A recent article published in Oceanography by Dr. Phillip Clapham is entitled Managing Leviathan: Conservation challenges for the great whales in a post-whaling world. In the article, Dr. Clapham reviews the history of modern whaling (i.e. industrial, commercial whaling) and its removal of nearly 3,000,000 whales in the 20th Century alone, reducing some populations by 99% of their pre-whaling abundance. To give some perspective, a reduction of this size would be comparable to reducing the current US population to a place where only the residents of the city of Los Angeles would remain.
Clapham details what he refers to as “The Era of Excess”, reporting on the excess of legal catches as well as exposes the impacts of the unreported illegal takes that occurred, primarily by the former USSR, further devastating whale populations. In one example, he notes that Soviet whalers reported killing 2,710 humpback whales, but actually slaughtered more than 48,000, of which 25,000 were killed in just two whaling seasons. He references data in which he and his colleagues identified 11 populations of baleen whales, which whaling had driven to extinction. That is not to say that the species do not remain, but, just as with humans, whale species have their own irreplaceable historical cultural societies, some of which are now lost forever.

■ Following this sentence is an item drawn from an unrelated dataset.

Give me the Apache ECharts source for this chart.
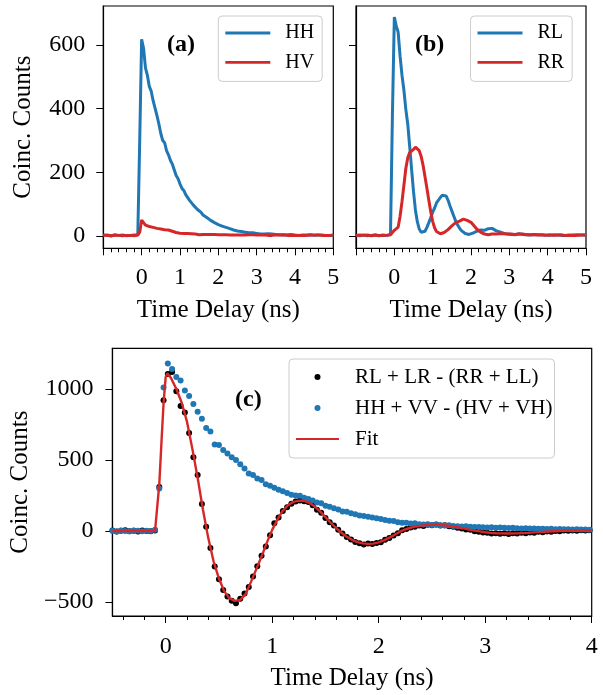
<!DOCTYPE html>
<html><head><meta charset="utf-8">
<script src="https://cdn.jsdelivr.net/npm/echarts@6/dist/echarts.min.js"></script>
<style>html,body{margin:0;padding:0;background:#fff}#c{width:603px;height:695px}</style>
</head><body><div id="c"></div>
<script>
// ---------- data (top panels: uniform time grid -1 .. 5 ns, step 0.05 ns) ----------
const tStartAB = -1, tStepAB = 0.05;
const hh = [3,1,2,4,0,2,3,1,2,0,3,2,1,4,2,1,3,2,4,300,
  618,590,528,505,470,455,425,402,378,352,322,300,293,268,255,238,226,208,190,180,
  164,150,143,130,124,112,108,97,92,84,78,74,66,62,58,52,49,44,42,38,
  36,35,31,29,27,25,23,22,19,18,16,17,14,13,12,13,10,9,10,8,
  8,7,6,8,6,5,7,5,6,4,5,6,4,5,3,5,4,3,5,4,3,4,2,4,3,5,3,2,4,3,2,4,3,2,3,4,2,3,2,3,2];
const hv = [2,1,3,2,1,2,3,1,2,2,1,3,2,1,2,3,1,2,3,12,
  50,46,34,28,30,25,27,23,24,21,22,19,20,22,19,17,15,13,11,10,
  9,10,8,7,8,6,7,
  5,6,5,4,6,5,4,5,3,5,4,5,3,4,5,4,3,4,5,3,4,3,4,3,5,3,4,3,2,4,
  3,4,2,3,4,3,2,3,4,2,3,2,4,3,2,3,2,4,3,2,3,2,3,2,4,2,3,2,3,2,
  2,3,2,3,2,3,2,2,3,2,3,2,2,3];
const rl = [2,3,1,2,3,2,1,3,2,2,3,1,2,3,2,1,2,3,5,380,
  688,660,640,565,505,458,398,352,282,210,140,82,45,22,12,9,15,27,42,58,
  75,88,104,110,121,128,134,126,113,95,79,63,47,35,25,17,11,8,6,5,
  7,9,12,15,16,19,21,18,22,23,20,24,19,17,16,13,10,9,7,6,
  6,5,6,4,5,7,4,5,3,4,5,3,4,5,3,4,2,4,3,3,4,2,3,4,2,3,3,2,4,2,3,3,2,3,2,4,2,3,2,3,2];
const rr = [2,1,3,2,2,1,3,2,1,2,3,2,1,2,3,1,2,2,4,9,
  18,13,28,62,108,160,212,246,262,266,272,279,280,268,250,222,186,150,112,76,
  46,26,14,9,7,8,11,14,20,26,32,38,42,45,47,50,53,54,49,47,
  43,36,29,22,16,12,8,6,5,4,5,6,7,6,8,7,9,7,8,6,
  7,6,8,5,7,6,4,6,5,4,5,4,3,5,4,3,4,3,4,2,3,4,3,2,3,3,2,4,3,2,3,2,3,2,3,2,2,3,2,3,2];

// ---------- data (panel c: uniform time grid -0.5 .. 3.98 ns, step 0.04 ns) ----------
const tStartC = -0.5, tStepC = 0.04;
const circDiff = [3,-4,2,5,-2,1,-3,4,0,-2,3,310,920,1105,1120,985,880,835,690,520,
  395,190,30,-120,-250,-340,-415,-462,-492,-508,-478,-440,-395,-320,-248,-175,-110,-30,55,95,
  140,168,192,208,215,210,205,182,150,128,92,62,38,8,-18,-42,-60,-78,-86,-95,
  -88,-92,-85,-80,-62,-50,-32,-15,5,14,25,30,38,36,44,40,45,38,40,33,
  30,22,18,10,8,-2,-5,-10,-12,-18,-15,-20,-16,-22,-15,-18,-12,-15,-10,-12,
  -6,-8,-3,-5,0,-2,3,1,4,2,5,3,6];
const linDiff = [2,-3,4,0,-2,3,1,-1,2,0,8,300,1010,1180,1140,1085,1060,990,950,895,
  840,790,725,700,610,605,570,545,520,500,470,440,405,395,370,360,330,318,305,290,
  280,268,255,250,248,235,225,215,200,195,178,170,160,152,138,135,125,118,110,105,
  100,95,90,85,78,72,70,62,58,58,52,55,48,46,48,42,44,40,38,40,
  35,34,32,33,30,28,29,26,25,27,23,24,22,21,22,20,18,19,17,18,
  15,16,14,15,13,14,12,13,11,12,10,11,9];
const fitT = [-0.5,-0.3,-0.1,-0.085,-0.06,-0.04,-0.02,0,0.015,0.03,0.05,0.1,0.15,0.2,0.25,0.3,0.35,0.4,0.45,0.5,
  0.55,0.6,0.65,0.7,0.75,0.8,0.85,0.9,0.95,1.0,1.05,1.1,1.15,1.2,1.25,1.3,1.35,1.4,1.45,1.5,
  1.55,1.6,1.65,1.7,1.75,1.8,1.85,1.9,1.95,2.0,2.05,2.1,2.15,2.2,2.25,2.3,2.35,2.4,2.45,2.5,
  2.55,2.6,2.65,2.7,2.75,2.8,2.85,2.9,2.95,3.0,3.05,3.1,3.15,3.2,3.3,3.4,3.5,3.6,3.7,3.8,3.9,4.0];
const fitV = [0,0,0,2,330,620,900,1085,1110,1100,1078,1000,905,770,580,375,150,-50,-215,-335,
  -425,-475,-492,-485,-445,-360,-270,-180,-82,8,82,143,183,205,214,212,198,172,138,98,
  58,21,-12,-40,-62,-78,-87,-91,-89,-80,-66,-47,-26,-5,11,23,32,38,42,43,
  43,41,37,32,25,18,10,3,-3,-9,-13,-16,-17,-18,-17,-13,-8,-4,0,3,4,5];

// ---------- tick values ----------
const xTicksAB = [0,1,2,3,4,5];
const yTicksAB = [0,200,400,600];
const xTicksC = [0,1,2,3,4];
const xMinorC = [-0.4,-0.2,0.2,0.4,0.6,0.8,1.2,1.4,1.6,1.8,2.2,2.4,2.6,2.8,3.2,3.4,3.6,3.8];
const yTicksC = [-500,0,500,1000];

const FONT = '"Liberation Serif", "Times New Roman", serif';
const BLUE = '#1f77b4', RED = '#d62728';
const LINE_ICON_AB = 'path://M0,0 L45,0 L45,2.8 L0,2.8 Z';
const LINE_ICON_C = 'path://M0,0 L43,0 L43,2.2 L0,2.2 Z';

function pairs(start, step, vals){ return vals.map((v,i)=>[+(start+i*step).toFixed(4), v]); }

const grids = [
  {left:103.3, top:6, width:230, height:242.3},
  {left:356, top:6, width:230, height:242.3},
  {left:106.7, top:348.3, width:485, height:267.7}
].map(g=>Object.assign(g,{show:true,borderColor:'#000',borderWidth:1.2,backgroundColor:'transparent',containLabel:false}));

const tickLbl = {color:'#000', fontFamily:FONT, fontSize:24};
const nameStyle = {color:'#000', fontFamily:FONT, fontSize:25};
const axLine = {show:true, onZero:false, lineStyle:{color:'#000', width:1.2}};

function xAB(gi){
  return {type:'value', gridIndex:gi, min:-1, max:5, interval:1,
    axisLine:axLine,
    axisTick:{show:true, length:7, lineStyle:{color:'#000', width:1}},
    minorTick:{show:true, splitNumber:5, length:4, lineStyle:{color:'#000', width:1}},
    axisLabel:Object.assign({margin:17, formatter:v=> (xTicksAB.indexOf(v)>=0 ? String(v) : '')}, tickLbl),
    splitLine:{show:false}, minorSplitLine:{show:false},
    name:'Time Delay (ns)', nameLocation:'middle', nameGap:50, nameTextStyle:nameStyle};
}
function yAB(gi, showLabel){
  const o = {type:'value', gridIndex:gi, min:-38.6, max:722.6,
    axisLine:axLine,
    axisTick:{show:true, length:7, lineStyle:{color:'#000', width:1}, customValues:yTicksAB},
    axisLabel:Object.assign({show:showLabel, margin:18, customValues:yTicksAB}, tickLbl),
    splitLine:{show:false}};
  if (showLabel){ Object.assign(o,{name:'Coinc. Counts', nameLocation:'middle', nameGap:67, nameTextStyle:nameStyle}); }
  return o;
}
const legendBase = {orient:'vertical', backgroundColor:'rgba(255,255,255,0.8)', borderColor:'#cccccc', borderWidth:1, borderRadius:4};

const option = {
  animation:false,
  backgroundColor:'#fff',
  grid: grids,
  xAxis: [
    xAB(0), xAB(1),
    {type:'value', gridIndex:2, min:-0.5, max:4, position:'bottom',
      axisLine:axLine,
      axisTick:{show:true, length:7, lineStyle:{color:'#000', width:1}, customValues:xTicksC},
      axisLabel:Object.assign({margin:19, customValues:xTicksC}, tickLbl),
      splitLine:{show:false},
      name:'Time Delay (ns)', nameLocation:'middle', nameGap:50, nameTextStyle:nameStyle},
    {type:'value', gridIndex:2, min:-0.5, max:4, position:'bottom',
      axisLine:{show:false, onZero:false},
      axisTick:{show:true, length:4, lineStyle:{color:'#000', width:1}, customValues:xMinorC},
      axisLabel:{show:false}, splitLine:{show:false}}
  ],
  yAxis: [
    yAB(0,true), yAB(1,false),
    {type:'value', gridIndex:2, min:-598.6, max:1286.6,
      axisLine:axLine,
      axisTick:{show:true, length:7, lineStyle:{color:'#000', width:1}, customValues:yTicksC},
      axisLabel:Object.assign({margin:19, customValues:yTicksC, formatter:v=>String(v).replace('-','\u2212')}, tickLbl),
      splitLine:{show:false},
      name:'Coinc. Counts', nameLocation:'middle', nameGap:69, nameTextStyle:nameStyle}
  ],
  legend: [
    Object.assign({data:[{name:'HH',icon:LINE_ICON_AB},{name:'HV',icon:LINE_ICON_AB}], left:218.3, top:16, padding:[6,8,8,7], itemGap:7.4,
      itemWidth:45, itemHeight:14,
      textStyle:{fontFamily:FONT, fontSize:20, lineHeight:22, color:'#000', padding:[0,0,0,10]}}, legendBase),
    Object.assign({data:[{name:'RL',icon:LINE_ICON_AB},{name:'RR',icon:LINE_ICON_AB}], left:470.5, top:16, padding:[6,8,8,7], itemGap:7.4,
      itemWidth:45, itemHeight:14,
      textStyle:{fontFamily:FONT, fontSize:20, lineHeight:22, color:'#000', padding:[0,0,0,10]}}, legendBase),
    Object.assign({data:[{name:'RL + LR - (RR + LL)',icon:'circle'},{name:'HH + VV - (HV + VH)',icon:'circle'},{name:'Fit',icon:LINE_ICON_C}],
      left:289, top:359, padding:[7,2,8,7], itemGap:9,
      itemWidth:43, itemHeight:6,
      textStyle:{fontFamily:FONT, fontSize:21, lineHeight:22, color:'#000', padding:[0,0,0,11]}}, legendBase)
  ],
  graphic: [
    {type:'text', left:167, top:33, style:{text:'(a)', font:'bold 24px '+FONT, fill:'#000'}},
    {type:'text', left:415, top:33, style:{text:'(b)', font:'bold 24px '+FONT, fill:'#000'}},
    {type:'text', left:235, top:388, style:{text:'(c)', font:'bold 24px '+FONT, fill:'#000'}}
  ],
  series: [
    {name:'HH', type:'line', xAxisIndex:0, yAxisIndex:0, data:pairs(tStartAB,tStepAB,hh), showSymbol:false, symbol:'none',
      lineStyle:{color:BLUE, width:3}, itemStyle:{color:BLUE}, z:2},
    {name:'HV', type:'line', xAxisIndex:0, yAxisIndex:0, data:pairs(tStartAB,tStepAB,hv), showSymbol:false, symbol:'none',
      lineStyle:{color:RED, width:3}, itemStyle:{color:RED}, z:3},
    {name:'RL', type:'line', xAxisIndex:1, yAxisIndex:1, data:pairs(tStartAB,tStepAB,rl), showSymbol:false, symbol:'none',
      lineStyle:{color:BLUE, width:3}, itemStyle:{color:BLUE}, z:2},
    {name:'RR', type:'line', xAxisIndex:1, yAxisIndex:1, data:pairs(tStartAB,tStepAB,rr), showSymbol:false, symbol:'none',
      lineStyle:{color:RED, width:3}, itemStyle:{color:RED}, z:3},
    {name:'RL + LR - (RR + LL)', type:'scatter', xAxisIndex:2, yAxisIndex:2, data:pairs(tStartC,tStepC,circDiff),
      symbol:'circle', symbolSize:6, itemStyle:{color:'#000', opacity:1}, z:2},
    {name:'HH + VV - (HV + VH)', type:'scatter', xAxisIndex:2, yAxisIndex:2, data:pairs(tStartC,tStepC,linDiff),
      symbol:'circle', symbolSize:6, itemStyle:{color:BLUE, opacity:1}, z:3},
    {name:'Fit', type:'line', xAxisIndex:2, yAxisIndex:2, data:fitT.map((t,i)=>[t,fitV[i]]), showSymbol:false, symbol:'none',
      lineStyle:{color:RED, width:2.4}, itemStyle:{color:RED}, z:4}
  ]
};
const chart = echarts.init(document.getElementById('c'), null, {renderer:'canvas'});
chart.setOption(option);
</script></body></html>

While Clapham notes that some whale populations are recovering, he also provides an overview of the current threats limiting their recovery, highlighting entanglement/bycatch, ship collision, noise and pollution. However, he spends time considering the big unknown of whale recovery - climate change. He notes that some whale species may be able to cope with expanding new habitats while others may be impacted by prey depletion, glacial retreat and ocean acidification.
But it is his final segment that may be his most important where he credits the recent research of Joe Roman, James McCarthy, Trish Lavery, Lavenia Ratnarajah, Andrew Pershing and their colleagues, all of whom point to the significant ecological role played by whales in the marine ecosystem and, as a result, the health of our shared planet. These data demonstrate that whales make iron, nitrogen and other nutrients available to surface dwelling phytoplankton, the primary producers who photosynthesize much of the air that we breathe and serve as a food source for tiny zooplankton who, themselves, are preyed upon by fish and krill and other marine life which become sustenance for still others, including the commercially valuable fish on which much of the world relies. These data also reveal that whales sequester carbon and can help combat the increasing impacts of climate change.
According to the United Nations, climate change is now impacting each every single country on each continent, impacting the lives of individuals and communities as well as disrupting national economies. From farmers whose crops suffer from droughts to global fisheries which “assure the livelihoods of 10-12% of the world’s population” to the availability of drinking water, climate change impacts us all.
Clapham concludes what WDC has always believed that “the continued recovery of the world’s great whales is a conservation goal that is not just noble and appropriate, but also very much in our self-interest.” That is to say, that WDC’s vision of a world where every whale and dolphin is safe and free is not a noble gesture, but a necessary goal for a healthy planet on which humans and wildlife can survive and thrive.
The bottom line is that we need whales. We should not be setting upper limits at which we consider them no longer in need of protection - protecting their future protects ours. The conversation must advance from one in which we discuss their “management” to one in which we not only promote and enable their recovery, but ensure that they can thrive. There are no thresholds of removal that we should consider sustainable - whether it be the loss from whaling, ship strike, bycatch or live captures – removing them from their roles as ecosystem engineers is ultimately our loss and it needs to stop.
Obviously recovering the great whale populations alone is not enough to create and maintain a healthy global ecosystem and economy, but the fact they have a significant ecological role should not be dismissed; and neither should the role of WDC and other organizations/ individuals whose work leads to meaningful protection. We are not so naive as to think that all of the world will grow to love and appreciate whales and dolphins the way we do. Indeed, loving whales and needing them are two different things, but what we could, and should, all agree is that we increasingly need a world where every whale and dolphin is safe and free.